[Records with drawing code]
====================
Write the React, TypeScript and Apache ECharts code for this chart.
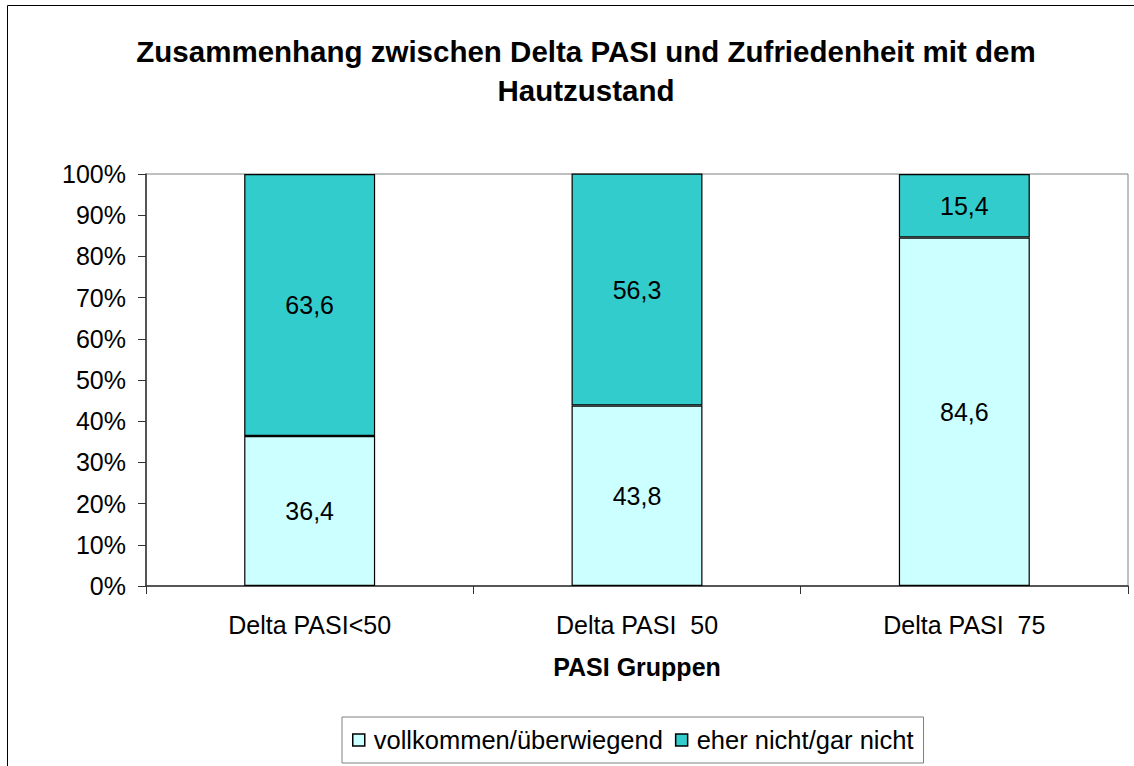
import React, { useEffect, useRef } from "react";
import * as echarts from "echarts";

const categories = ["Delta PASI<50", "Delta PASI  50", "Delta PASI  75"];
const seriesNames = ["vollkommen/überwiegend", "eher nicht/gar nicht"];
const vollkommen = [36.4, 43.8, 84.6];
const eherNicht = [63.6, 56.3, 15.4];
const yTicks = { min: 0, max: 100, interval: 10 };
const titleText = "Zusammenhang zwischen Delta PASI und Zufriedenheit mit dem\nHautzustand";
const xAxisName = "PASI Gruppen";

const FONT = "'Liberation Sans', Arial, sans-serif";

export default function App() {
  const ref = useRef<HTMLDivElement>(null);
  useEffect(() => {
    document.body.style.margin = "0";
    const chart = echarts.init(ref.current!, null, { renderer: "svg" });
    const fmt = (p: any) => String(p.value).replace(".", ",");
    const label = {
      show: true,
      position: "inside",
      color: "#000",
      fontSize: 25,
      fontFamily: FONT,
      formatter: fmt,
    };
    chart.setOption({
      animation: false,
      backgroundColor: "#fff",
      textStyle: { fontFamily: FONT },
      title: {
        text: titleText,
        left: 581,
        top: 27,
        textAlign: "center",
        textStyle: {
          fontSize: 29.5,
          fontWeight: "bold",
          color: "#000",
          fontFamily: FONT,
          lineHeight: 39,
        },
      },
      graphic: [
        {
          type: "rect",
          shape: { x: 7.5, y: 5.5, width: 1140, height: 800 },
          style: { fill: "none", stroke: "#000", lineWidth: 1 },
          silent: true,
          z: -10,
        },
      ],
      legend: {
        left: 342,
        top: 717,
        itemWidth: 12,
        itemHeight: 12,
        itemGap: 12,
        padding: [8, 10, 8, 10],
        borderColor: "#808080",
        borderWidth: 1,
        icon: "rect",
        textStyle: { fontSize: 25.5, color: "#000", fontFamily: FONT, lineHeight: 30, padding: [0, 0, 0, 4] },
        itemStyle: { borderColor: "#000", borderWidth: 1.5 },
        data: seriesNames,
      },
      grid: {
        left: 146,
        right: 6,
        top: 174,
        bottom: 180,
        show: true,
        borderColor: "#808080",
        borderWidth: 1,
        backgroundColor: "transparent",
      },
      xAxis: {
        type: "category",
        data: categories,
        boundaryGap: true,
        axisLine: { lineStyle: { color: "#333", width: 1.5 } },
        axisTick: { show: true, length: 8, lineStyle: { color: "#333" }, alignWithLabel: false },
        axisLabel: { color: "#000", fontSize: 25, fontFamily: FONT, margin: 26 },
        name: xAxisName,
        nameLocation: "middle",
        nameGap: 68,
        nameTextStyle: { fontSize: 25, fontWeight: "bold", color: "#000", fontFamily: FONT },
      },
      yAxis: {
        type: "value",
        min: yTicks.min,
        max: yTicks.max,
        interval: yTicks.interval,
        axisLine: { show: true, lineStyle: { color: "#333", width: 1.5 } },
        axisTick: { show: true, length: 8, lineStyle: { color: "#333" } },
        splitLine: { show: false },
        axisLabel: {
          color: "#000",
          fontSize: 25,
          fontFamily: FONT,
          margin: 20,
          formatter: "{value}%",
        },
      },
      series: [
        {
          name: seriesNames[0],
          type: "bar",
          stack: "total",
          data: vollkommen,
          barWidth: "40%",
          itemStyle: { color: "#CCFFFF", borderColor: "#000", borderWidth: 1.2 },
          label,
        },
        {
          name: seriesNames[1],
          type: "bar",
          stack: "total",
          data: eherNicht,
          barWidth: "40%",
          itemStyle: { color: "#33CCCC", borderColor: "#000", borderWidth: 1.2 },
          label,
        },
      ],
    });
    return () => chart.dispose();
  }, []);
  return <div ref={ref} style={{ width: 1134, height: 766 }} />;
}
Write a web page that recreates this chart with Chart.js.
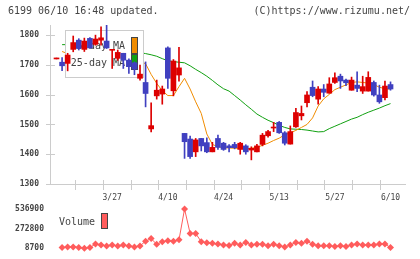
<!DOCTYPE html>
<html>
<head>
<meta charset="utf-8">
<script src="https://cdn.jsdelivr.net/npm/chart.js@4.4.1/dist/chart.umd.min.js"></script>
<style>
  html, body { margin: 0; padding: 0; background: #fff; }
  #wrap { position: relative; width: 420px; height: 259px; overflow: hidden; }
  #price { position: absolute; left: 0; top: 0; }
  #vol { position: absolute; left: 0; top: 195px; }
  .t { position: absolute; top: 5px; font: 10px "DejaVu Sans Mono", monospace; color: #444; white-space: pre; }
</style>
</head>
<body>
<div id="wrap">
  <canvas id="price" width="420" height="205"></canvas>
  <canvas id="vol" width="420" height="64"></canvas>
  <div class="t" style="left:8px">6199 06/10 16:48 updated.</div>
  <div class="t" style="right:10px">(C)https://www.rizumu.net/</div>
</div>
<script>
// daily candles 3/12 .. 6/10, red = up, blue = down
const dates = ['3/12','3/13','3/14','3/15','3/18','3/19','3/21','3/22','3/25','3/26',
  '3/27','3/28','3/29','4/1','4/2','4/3','4/4','4/5','4/8','4/9',
  '4/10','4/11','4/12','4/15','4/16','4/17','4/18','4/19','4/22','4/23',
  '4/24','4/25','4/26','4/30','5/1','5/2','5/7','5/8','5/9','5/10',
  '5/13','5/14','5/15','5/16','5/17','5/20','5/21','5/22','5/23','5/24',
  '5/27','5/28','5/29','5/30','5/31','6/3','6/4','6/5','6/6','6/7','6/10'];

const open  = [1720,1709,1705,1752,1783,1752,1789,1769,1783,1780,
  1749,1722,1739,1716,1707,1655,1641,1485,1596,1602,
  1757,1613,1666,1470,1451,1408,1453,1439,1408,1453,
  1437,1428,1433,1416,1428,1414,1408,1433,1462,1488,
  1507,1472,1434,1492,1529,1573,1625,1585,1619,1605,
  1641,1662,1649,1615,1632,1612,1612,1641,1599,1590,1634];
const high  = [1723,1725,1739,1797,1788,1790,1792,1800,1828,1833,
  1752,1750,1739,1720,1710,1699,1710,1573,1649,1629,
  1761,1718,1759,1470,1461,1453,1453,1455,1440,1464,
  1440,1432,1440,1440,1432,1425,1433,1470,1480,1507,
  1510,1476,1495,1554,1562,1610,1646,1627,1634,1657,
  1673,1669,1652,1659,1677,1662,1677,1646,1632,1646,1643];
const low   = [1720,1681,1680,1744,1750,1745,1755,1766,1766,1755,
  1688,1715,1688,1671,1667,1649,1559,1475,1585,1568,
  1621,1596,1645,1386,1386,1392,1411,1405,1408,1416,
  1413,1408,1418,1400,1400,1381,1408,1428,1457,1476,
  1470,1431,1434,1490,1515,1559,1593,1568,1593,1605,
  1638,1621,1630,1615,1610,1604,1612,1595,1571,1582,1615];
const close = [1723,1697,1733,1775,1755,1780,1757,1787,1791,1757,
  1751,1742,1716,1694,1686,1669,1604,1496,1615,1619,
  1655,1713,1690,1442,1392,1448,1428,1408,1423,1423,
  1416,1422,1422,1437,1408,1420,1428,1464,1476,1491,
  1472,1437,1476,1540,1537,1599,1597,1619,1608,1636,
  1657,1646,1640,1649,1621,1627,1658,1599,1576,1629,1619];

const ma5 = [null,1745,1738,1745,1750,1760,1762,1772,1774,1772,
  1768,1756,1743,1730,1722,1712,1704,1668,1638,1613,
  1597,1597,1627,1655,1619,1576,1537,1468,1433,1425,
  1422,1421,1420,1420,1419,1420,1423,1430,1437,1446,
  1454,1465,1472,1480,1490,1500,1522,1562,1586,1601,
  1617,1625,1633,1641,1643,1641,1639,1634,1625,1620,1619];
const ma25 = [null,1768,1768,1768,1769,1770,1770,1771,1771,1770,
  1766,1760,1754,1748,1744,1741,1738,1734,1729,1721,
  1714,1711,1709,1707,1697,1685,1674,1662,1648,1633,
  1620,1612,1597,1582,1566,1551,1535,1524,1514,1506,
  1497,1490,1485,1484,1483,1481,1478,1475,1476,1486,
  1494,1502,1510,1518,1524,1533,1541,1548,1555,1563,1570];

const volume = [null,17000,26000,26000,17000,8700,17000,65000,52000,39000,
  52000,39000,52000,39000,26000,39000,104000,138000,61000,95000,
  108000,104000,121000,536900,208000,208000,95000,82000,74000,65000,
  52000,45000,74000,52000,87000,52000,61000,61000,43000,61000,
  43000,26000,52000,87000,74000,104000,61000,43000,43000,43000,
  30000,43000,30000,52000,65000,52000,52000,52000,65000,65000,17000];

const priceTicks = [1300, 1400, 1500, 1600, 1700, 1800];
const volTicks = [8700, 272800, 536900];
const labelAt = [10, 20, 30, 40, 50, 60];

const X_MIN = -1.17, X_MAX = 62.6;
const UP = '#dd0000', DOWN = '#4040c0';
const ORANGE = '#f08c00', GREEN = '#10a010', VOLC = '#ff5c5c';
const AXIS = '#cccccc', TXT = '#444444';
const MONO = '"DejaVu Sans Mono", monospace';

const idx = dates.map((d, i) => i);
const colours = idx.map(i => close[i] >= open[i] ? UP : DOWN);
const pts = arr => arr.map((v, i) => ({ x: i, y: v }));
const plain = v => String(v);

// short tick marks crossing the axes
const marks = {
  id: 'marks',
  beforeDatasetsDraw(chart) {
    const { ctx, scales: { x, y, xg } } = chart;
    ctx.save();
    ctx.strokeStyle = AXIS;
    ctx.lineWidth = 1;
    ctx.beginPath();
    for (let k = 0; k <= 11; k++) {
      const px = Math.round(xg.getPixelForValue(k)) + 0.5;
      ctx.moveTo(px, y.bottom - 4);
      ctx.lineTo(px, y.bottom + 6);
    }
    for (const t of priceTicks) {
      const py = Math.round(y.getPixelForValue(t)) + 0.5;
      ctx.moveTo(x.left - 4, py);
      ctx.lineTo(x.left + 5, py);
    }
    ctx.stroke();
    ctx.restore();
  }
};

// legend panel sits above the MA lines but below the candles
const legendBox = {
  id: 'legendBox',
  beforeDatasetDraw(chart, args) {
    if (chart.data.datasets[args.index].label !== 'wick') return;
    const c = chart.ctx;
    c.save();
    c.fillStyle = '#fff';
    c.fillRect(65, 30, 78, 47);
    c.strokeStyle = AXIS;
    c.lineWidth = 1;
    c.strokeRect(65.5, 30.5, 78, 47);
    c.font = '10px ' + MONO;
    c.fillStyle = TXT;
    c.textAlign = 'right';
    c.textBaseline = 'middle';
    c.fillText('5-day MA', 125, 46);
    c.fillText('25-day MA', 125, 63);
    c.strokeStyle = '#444';
    c.fillStyle = ORANGE;
    c.fillRect(131, 37, 6, 16);
    c.strokeRect(131.5, 37.5, 6, 16);
    c.fillStyle = GREEN;
    c.fillRect(131, 54, 6, 15);
    c.strokeRect(131.5, 54.5, 6, 15);
    c.restore();
  }
};

new Chart(document.getElementById('price'), {
  type: 'bar',
  data: {
    datasets: [
      { type: 'line', label: '5-day MA', data: pts(ma5), borderColor: ORANGE, borderWidth: 1,
        pointRadius: 0, tension: 0, order: 3 },
      { type: 'line', label: '25-day MA', data: pts(ma25), borderColor: GREEN, borderWidth: 1,
        pointRadius: 0, tension: 0, order: 3 },
      { label: 'wick', data: idx.map(i => ({ x: i, y: [low[i], high[i]] })), backgroundColor: colours,
        barThickness: 1, grouped: false, order: 2 },
      { label: 'body', data: idx.map(i => ({ x: i, y: [open[i], close[i]] })), backgroundColor: colours,
        barThickness: 5, minBarLength: 1, grouped: false, order: 1 },
    ]
  },
  options: {
    responsive: false,
    animation: false,
    devicePixelRatio: 1,
    layout: { padding: { left: 0, right: 15, top: 25, bottom: 0 } },
    plugins: { legend: { display: false }, tooltip: { enabled: false } },
    scales: {
      x: {
        type: 'linear', min: X_MIN, max: X_MAX, offset: false,
        afterFit: s => { s.height = 21; },
        afterBuildTicks: s => { s.ticks = labelAt.map(v => ({ value: v })); },
        ticks: { callback: v => dates[v], color: TXT, font: { family: MONO, size: 8 },
          padding: 3, maxRotation: 0, autoSkip: false },
        grid: { display: false, tickLength: 6 },
        border: { color: AXIS },
      },
      xg: { type: 'linear', display: false, min: 0, max: 11 },
      y: {
        min: 1300, max: 1834, beginAtZero: false,
        afterFit: s => { s.width = 50; },
        afterBuildTicks: s => { s.ticks = priceTicks.map(v => ({ value: v })); },
        ticks: { callback: plain, color: TXT, font: { family: MONO, size: 8, weight: 'bold' }, padding: 3 },
        grid: { display: false, tickLength: 8 },
        border: { color: AXIS },
      },
    },
  },
  plugins: [marks, legendBox],
});

const volLegend = {
  id: 'volLegend',
  afterDraw(chart) {
    const c = chart.ctx;
    c.save();
    c.font = '10px ' + MONO;
    c.fillStyle = TXT;
    c.textAlign = 'left';
    c.textBaseline = 'middle';
    c.fillText('Volume', 59, 27);
    c.fillStyle = VOLC;
    c.fillRect(101, 18, 6, 15);
    c.strokeStyle = '#444';
    c.lineWidth = 1;
    c.strokeRect(101.5, 18.5, 6, 15);
    c.restore();
  }
};

new Chart(document.getElementById('vol'), {
  type: 'line',
  data: {
    datasets: [{
      label: 'Volume', data: pts(volume), borderColor: VOLC, backgroundColor: VOLC,
      borderWidth: 1, pointStyle: 'rectRot', pointRadius: 3.5, pointBorderWidth: 0,
      tension: 0, clip: false,
    }]
  },
  options: {
    responsive: false,
    animation: false,
    devicePixelRatio: 1,
    layout: { padding: { left: 0, right: 15, top: 14, bottom: 10 } },
    plugins: { legend: { display: false }, tooltip: { enabled: false } },
    scales: {
      x: { type: 'linear', min: X_MIN, max: X_MAX, display: false },
      y: {
        min: 8700, max: 536900,
        afterFit: s => { s.width = 50; },
        afterBuildTicks: s => { s.ticks = volTicks.map(v => ({ value: v })); },
        ticks: { callback: plain, color: TXT, font: { family: MONO, size: 8, weight: 'bold' }, padding: 6 },
        grid: { display: false, drawTicks: false },
        border: { display: false },
      },
    },
  },
  plugins: [volLegend],
});
</script>
</body>
</html>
====================
## Exercise objective
Please return, exactly as written, the lines from the first line of the records above through the line containing "import * as", both included, leaving out any pictures.

## Complete response
Write the React, TypeScript and Apache ECharts code for this chart.
import React, { useEffect, useRef } from "react";
import * as echarts from "echarts";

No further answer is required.